BARTHOLOMEW: What were some of the common themes at this year's program?

ROHLF: As you can imagine, there was a lot covered during the conference, but if I had to pick a common theme for this year's program it would have to be the important role cooperation plays in e-discovery. It's a fundamental Sedona Conference message that seemed to find its way into just about every session. Judges have been pounding home the cooperation theme for years, and I could really pick up on the frustration they experience when litigants refuse to let down their adversarial guard. In one session, panel members role-played an “ideal" case meeting in which the opponents met face to face. In a civil discussion, each protected their client's interests while coming to consensus on case issues and discovery scope.

Both the concept of proportionality and the use of technology to facilitate discovery activities dominated the session on case law review. This is understandable in light of ongoing concern regarding the impacts of e-discovery costs and recent developments in the Da Silva Moore case (link). These themes continued to show up in other sessions.

BARTHOLOMEW: Did the event shed any new light on potential e-discovery rule changes?

ROHLF: The topic of potential rule changes was certainly one focus of the program. Like most attendees, I was really interested to hear what the judges had to say on this. Consistent with the predominant theme of the event, there was some interesting dialogue about formalizing cooperation in e-discovery and potentially incorporating some specific language into the Federal Rules of Civil Procedure (FRCP) to clarify what e-discovery behaviors are sanctionable and to what degree. However, opinions diverged on how exactly that could be accomplished and whether it was even appropriate to use the FRCP to promote something as elemental as cooperation. My observation is that the panel members are looking to results from the model orders and pilot programs rather than rules changes to address imbalances in e-discovery. No consensus was reached, but it made for some lively discussion.

BARTHOLOMEW: Did anything else stand out to you at the conference?

ROHLF: One thing that stood out was the lack of plaintiff's attorneys in attendance. A spot self-profile of the attendees revealed that the vast majority of the attendees were from the defense side of the table. At least one panelist suggested that the growing use of mobile devices and proliferation of social media acceptance will drive more plaintiff's attorneys to familiarize themselves with ESI and electronic discovery tools and techniques.

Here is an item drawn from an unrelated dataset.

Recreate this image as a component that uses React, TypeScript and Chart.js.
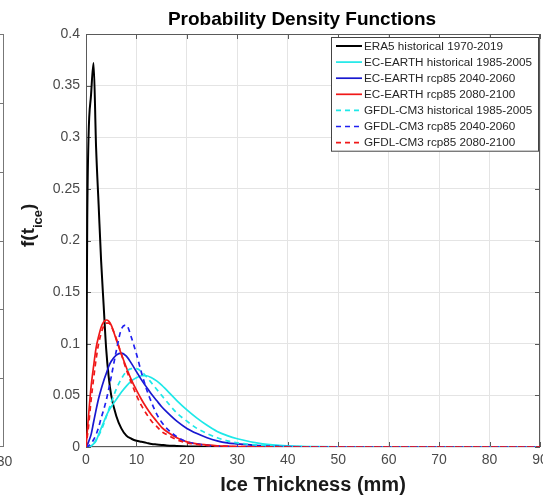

A related discussion centered on the growing breadth of e-discovery in our legal system as related to electronic communications. More than any time in history, people document all facets of their activities, intentionally or not. This is true in business as well as in personal activities. Email drives most business communication. IM, social media, Skype, etc. all get used to facilitate contact with one another. Each leaves an electronic signature that could become evidence in a case. Several panelists agreed that this ubiquity of electronic data will soon render e-discovery an unavoidable reality for almost all attorneys, many of whom only have a very cursory understanding of e-discovery rules and processes. Mastering e-discovery is becoming a “must do" for attorneys, whether they advise corporations or individuals.